Enfin, nous devons éviter ce qu’on pourrait appeler l’AI-washing. « L’IA ne doit pas être à toutes les sauces! », lance-t-elle. Les solutions technologiques avancées ne devraient pas être les premières solutions mises sur la table. Bien que certaines entreprises, estiment que le Québec n’est pas suffisamment innovateur, « l’IA par les affaires et pour les affaires ne sera pas viable, sans de nouveaux programmes d’éducation », selon Marie-José.

Les conseils en IA d’une ingénieure

Marie-José préconise avant tout l’analyse du problème industriel à résoudre, en se demandant pourquoi la solution actuelle n’est pas efficace et comment elle pourrait être améliorée. On commence par analyser le cycle de vie de l’IA, puis on cherche à améliorer l’apprentissage supervisé, ainsi que le non supervisé.

Il faut créer des histoires à succès qui vont plus loin que le prototypage ou le logiciel de démonstration (demoware). Car, en dehors des produits des très grandes entreprises, il existe peu de réalisations exemplaires. « Les résultats ne sont pas là, ou bien ils ne sont pas clairs », précise-t-elle. « C’est sûrement en raison de la prudence des gens d’affaires », commente Marie-José. Les professionnels veulent vérifier que les systèmes intelligents fonctionnent bien, car la viabilité de l’entreprise est en jeu. Aussi, ils ne possèdent pas suffisamment de comparables, car l’IA est encore un domaine de pionniers.

Par ailleurs, bien qu’il existe bon nombre de subventions en IA, Marie-José Montpetit constate que certaines entreprises européennes les refusent volontairement, afin de protéger l’originalité de leurs découvertes.
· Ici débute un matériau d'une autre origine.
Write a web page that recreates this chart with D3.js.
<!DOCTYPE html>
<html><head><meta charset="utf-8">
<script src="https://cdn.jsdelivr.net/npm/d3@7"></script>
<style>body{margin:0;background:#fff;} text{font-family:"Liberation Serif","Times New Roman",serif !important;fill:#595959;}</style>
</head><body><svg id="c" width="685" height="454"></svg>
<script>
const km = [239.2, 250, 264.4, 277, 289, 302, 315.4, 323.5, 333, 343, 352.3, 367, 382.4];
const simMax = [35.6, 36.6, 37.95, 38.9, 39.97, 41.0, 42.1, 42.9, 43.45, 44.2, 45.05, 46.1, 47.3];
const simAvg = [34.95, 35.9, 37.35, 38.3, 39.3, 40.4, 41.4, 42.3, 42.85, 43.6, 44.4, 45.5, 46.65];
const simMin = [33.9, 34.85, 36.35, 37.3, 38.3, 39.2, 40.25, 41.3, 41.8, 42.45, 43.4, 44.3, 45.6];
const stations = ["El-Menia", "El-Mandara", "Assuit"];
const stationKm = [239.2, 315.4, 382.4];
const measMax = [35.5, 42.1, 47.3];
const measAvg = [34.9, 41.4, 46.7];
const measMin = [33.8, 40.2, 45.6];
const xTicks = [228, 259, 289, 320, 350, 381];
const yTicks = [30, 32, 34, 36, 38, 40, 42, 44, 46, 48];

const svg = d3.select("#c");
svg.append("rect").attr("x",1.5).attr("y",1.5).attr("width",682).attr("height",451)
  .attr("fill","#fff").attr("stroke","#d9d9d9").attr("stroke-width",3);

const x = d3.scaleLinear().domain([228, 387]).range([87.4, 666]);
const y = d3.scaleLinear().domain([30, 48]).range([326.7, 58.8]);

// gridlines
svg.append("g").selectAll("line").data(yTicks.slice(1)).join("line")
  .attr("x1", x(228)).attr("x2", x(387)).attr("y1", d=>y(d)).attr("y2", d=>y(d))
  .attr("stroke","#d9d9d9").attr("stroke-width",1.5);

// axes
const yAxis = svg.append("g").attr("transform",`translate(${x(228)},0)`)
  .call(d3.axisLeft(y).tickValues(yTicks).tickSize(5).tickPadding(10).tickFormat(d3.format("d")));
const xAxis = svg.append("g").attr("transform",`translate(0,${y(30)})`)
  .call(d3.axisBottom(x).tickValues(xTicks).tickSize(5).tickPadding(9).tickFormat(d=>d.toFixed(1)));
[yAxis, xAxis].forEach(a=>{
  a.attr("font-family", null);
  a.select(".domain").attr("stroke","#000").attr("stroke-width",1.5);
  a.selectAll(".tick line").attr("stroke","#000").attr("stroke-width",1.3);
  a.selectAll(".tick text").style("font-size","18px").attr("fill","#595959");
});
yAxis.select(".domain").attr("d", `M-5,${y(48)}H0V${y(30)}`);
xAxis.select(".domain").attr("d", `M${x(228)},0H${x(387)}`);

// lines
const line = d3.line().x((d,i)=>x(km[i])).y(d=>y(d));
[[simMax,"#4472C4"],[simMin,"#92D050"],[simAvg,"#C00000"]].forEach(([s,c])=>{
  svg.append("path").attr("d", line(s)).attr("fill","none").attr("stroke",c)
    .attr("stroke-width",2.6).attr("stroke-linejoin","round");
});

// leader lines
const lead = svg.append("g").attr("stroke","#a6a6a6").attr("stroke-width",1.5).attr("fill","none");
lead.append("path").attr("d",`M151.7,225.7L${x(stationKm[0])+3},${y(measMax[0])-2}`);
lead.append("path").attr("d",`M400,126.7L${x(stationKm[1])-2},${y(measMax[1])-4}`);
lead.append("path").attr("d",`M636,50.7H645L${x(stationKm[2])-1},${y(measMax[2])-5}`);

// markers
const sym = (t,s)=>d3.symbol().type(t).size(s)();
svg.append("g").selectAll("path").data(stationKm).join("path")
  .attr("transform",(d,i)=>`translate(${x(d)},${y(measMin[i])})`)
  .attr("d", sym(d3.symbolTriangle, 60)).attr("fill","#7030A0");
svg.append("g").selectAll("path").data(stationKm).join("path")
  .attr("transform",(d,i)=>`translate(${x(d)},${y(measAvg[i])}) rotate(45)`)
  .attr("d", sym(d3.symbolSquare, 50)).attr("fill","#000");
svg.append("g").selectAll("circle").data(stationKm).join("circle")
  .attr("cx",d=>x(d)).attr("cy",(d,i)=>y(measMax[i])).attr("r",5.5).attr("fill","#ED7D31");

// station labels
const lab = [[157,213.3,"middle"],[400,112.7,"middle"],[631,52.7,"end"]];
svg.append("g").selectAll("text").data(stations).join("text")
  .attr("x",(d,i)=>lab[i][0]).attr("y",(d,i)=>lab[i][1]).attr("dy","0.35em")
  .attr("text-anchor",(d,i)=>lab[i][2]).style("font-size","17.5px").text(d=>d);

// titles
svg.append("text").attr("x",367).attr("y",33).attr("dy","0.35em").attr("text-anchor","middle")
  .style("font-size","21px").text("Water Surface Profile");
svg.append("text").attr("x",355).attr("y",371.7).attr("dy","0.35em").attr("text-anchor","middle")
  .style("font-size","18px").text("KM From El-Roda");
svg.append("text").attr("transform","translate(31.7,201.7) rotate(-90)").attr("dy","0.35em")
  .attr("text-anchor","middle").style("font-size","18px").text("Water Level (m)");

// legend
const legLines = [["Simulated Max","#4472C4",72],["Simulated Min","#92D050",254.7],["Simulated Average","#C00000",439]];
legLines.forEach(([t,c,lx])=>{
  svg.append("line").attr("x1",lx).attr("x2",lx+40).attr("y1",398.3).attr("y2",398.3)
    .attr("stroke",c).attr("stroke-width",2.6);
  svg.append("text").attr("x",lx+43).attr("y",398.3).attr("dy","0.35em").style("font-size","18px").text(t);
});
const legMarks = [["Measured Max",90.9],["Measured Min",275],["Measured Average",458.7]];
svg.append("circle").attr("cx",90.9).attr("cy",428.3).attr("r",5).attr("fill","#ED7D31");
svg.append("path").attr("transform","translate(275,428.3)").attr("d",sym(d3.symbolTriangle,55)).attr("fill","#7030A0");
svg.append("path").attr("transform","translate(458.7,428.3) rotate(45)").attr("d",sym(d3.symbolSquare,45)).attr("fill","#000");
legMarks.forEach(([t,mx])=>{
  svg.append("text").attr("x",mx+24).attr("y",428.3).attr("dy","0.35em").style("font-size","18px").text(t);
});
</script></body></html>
Enfin, Marie-José observe un manque important de planification à long terme, sur la plupart des projets en IA déposés. Pour éviter l’AI-Washing, le développement en intelligence artificielle ne devra pas passer seulement par le département de marketing, mais devra impliquer tous les intervenants. En conséquence, l’ingénieure prône plus de pragmatisme en innovation, afin de créer un avenir durable pour les technologies de l’IA.